François Hollande: the Socialist ‘pup’ on course to become France’s next leader

If he pulls it off, it will crown a career spent largely in the shadows of
other, more charismatic political heavyweights.

He claims otherwise, but Mr Hollande’s candidacy is an electoral accident.
Last year, Dominique Strauss-Kahn, a former finance minister and then IMF
chief, was clear favourite to win Socialist primaries.

Even the woman Mr Sarkozy beat in the last elections, Ségolène Royal, Mr
Hollande’s former companion and mother of their four children, asked
recently: “Can the French people name a single thing he has achieved in
30 years in politics?”

But rape allegations put an end to Mr Strauss-Kahn’s electoral hopes while Mr
Hollande’s ex-partner crashed out of the Socialist leadership contest in
tears.

Mr Hollande has gone on to win support as the electoral antidote to the flashy
Mr Sarkozy. “He doesn’t create fervour, it’s something else,” said
François Dubois, 49, a supporter at the Bordeaux rally.

He certainly lacks the stirring delivery of Mr Sarkozy or Jean-Luc Mélenchon,
the Communist-backed candidate whose promise of “civic revolution”
has transfixed supporters. But his chirpy good humour can still work a
crowd.

“In a time of crisis, we need people who care about the people before
their friends, other interests or the rich, like Sarkozy does. Hollande
brings that human dimension,” he said.

He has played to his Left by singling out “finance” as his “worst
enemy” and pledging to soak the rich with a 75 per cent tax on annual
earnings over a million euros and to create 60,000 jobs in state education.
But centrists seem happy with his promise to balance the budget by 2017.

A product of France’s elitist Ecole Nationale d’Adminstration, l’ENA, Mr
Hollande has never held a ministerial post. He ran the Socialist party for a
decade, presiding over a string of regional political victories for the
Left, but also disaster in 2002 when the Socialist’s presidential candidate,
Lionel Jospin, was knocked out by the far-Right Jean-Marie Le Pen in round
one.

Supporters say he kept the party together as a consensus builder, but critics
called him chronically indecisive, leading to the nickname of “The big
bad softie”.

But Mr Hollande has also quietly built a political power base in the
cattle-breeding Corrèze department in central France – where he is now MP.

In 1981, the fresh-faced 26-year-old was sent there on a seemingly impossible
mission: to take on Mr Chirac.

When the Gaullist saw Mr Hollande at the train station, suitcase in hand, he
said: “They send me an opponent no more well known than President
Mitterrand’s labrador.”

But it is precisely this type of unassuming leader that France appears to
want, and even Mr Chirac now backs his erstwhile rival.

The latest polls published yesterday before a 24-hour blackout suggest Mr
Hollande is likely to come first in round one.

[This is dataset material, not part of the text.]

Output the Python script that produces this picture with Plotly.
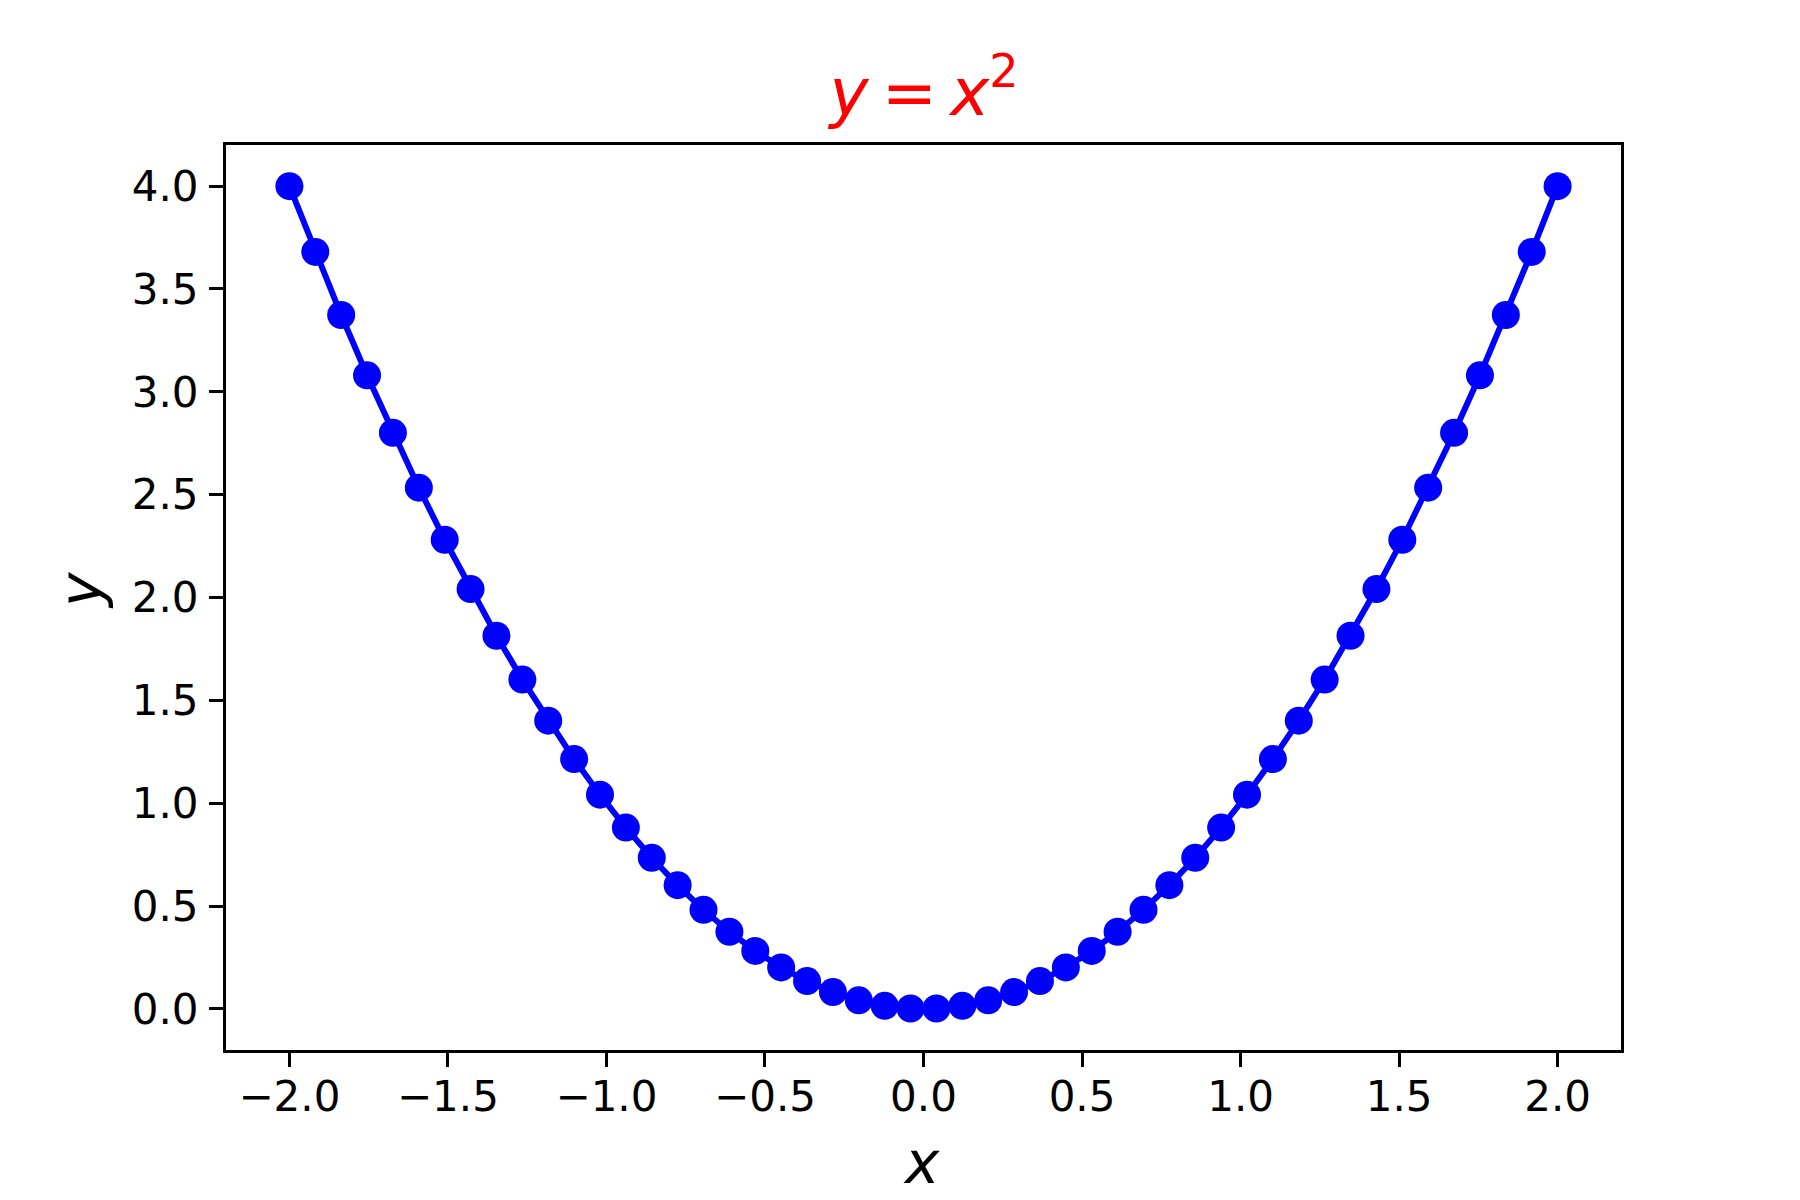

But with a quarter of voters undecided and record expected abstention levels
that have notoriously upset the polls in the past, the Socialist urged
voters not to assume it was game over.

Meanwhile, the demoralised Sarkozy camp hopes the country will wake up after
the first round and realise that they have a simple choice to rein in
France’s debt and deficit: cut spending with the Right, or raise taxes with
the Left.

Mr Sarkozy is pinning his hopes on coming first in round one and landing a
knock out punch in a lone televised debate between the two rounds.

Mr Sarkozy’s dire warnings, repeated yesterday, that France will go the way of
Spain or Greece should it relax spending cuts have so far fallen on deaf
ears. Voters appear to prefer Mr Hollande’s plan to shirk austerity and add
a growth chapter to the European fiscal pact, which he claims even some
conservative EU leaders privately welcome. In Bordeaux, he claimed a victory
in France would give “hope” to the rest of Europe.

A contrite Mr Sarkozy began Friday apologising for the perceived mistakes of
his term in office.

“Perhaps the mistake I made at the start of my mandate is not understanding
the symbolic dimension of the president’s role and not being solemn enough
in my acts,” he said.

“A mistake for which I would like to apologise or explain myself and which I
will not make again,” he said, insisting: “Now, I know the job.”

Mr Hollande was quick to seize on the remarks, saying his opponent’s mea culpa
was too little, too late.

“I won’t wait until the end of my term to say I made mistakes at the
beginning. That’s too late. I will try to adopt the proper behaviour, if the
French give me the chance, right from the start.